In an Aug. 14 advertisement, Taseko Mines stated that the New Prosperity project will generate 71,000 jobs.
This number is so large that it cries out for either clarification or retraction.
For example, if we assume that a city has one-third as many full-time jobs as its population, this implies that New Prosperity would provide the basis for more economic activity than the cities of Prince George and Kamloops combined.
Their combined population is 163,000, and 163,000 divided by three would equal an estimated 54,000 full-time jobs.
Taseko’s Aug. 14 ad says there would be more than 1,000 workers during the construction phase, and its August 2011 New Prosperity project description (available on its website) says that there would be 550 permanent jobs. If you add 1,000 jobs for three years and 550 jobs for another 17 years you get 12,350 person years of direct employment and 37,050 person years of indirect employment, assuming three indirect jobs for every direct job. The sum of these two numbers is 49,400 total person years of employment.

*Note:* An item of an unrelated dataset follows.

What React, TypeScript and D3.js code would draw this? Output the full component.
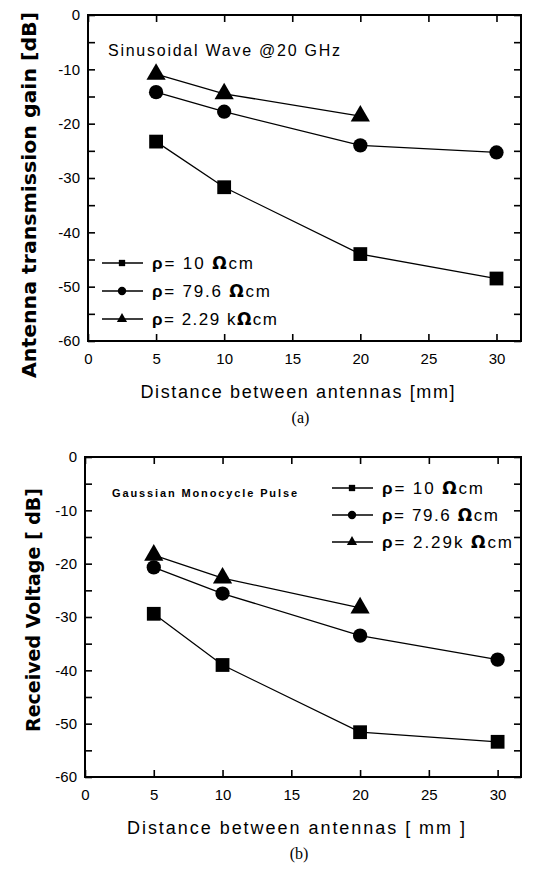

Based on my educated guesses, it seems to me that when Taseko Mines says it will generate 71,000 jobs, it is being quite misleading. Taseko’s own project description says that New Prosperity would actually create 550 “permanent” direct jobs that would last about 20 years, after which we would be left with an environmental liability that would last for thousands of years.
Dear Taseko Mines, could you please clarify your claim that New Prosperity would generate 71,000 jobs?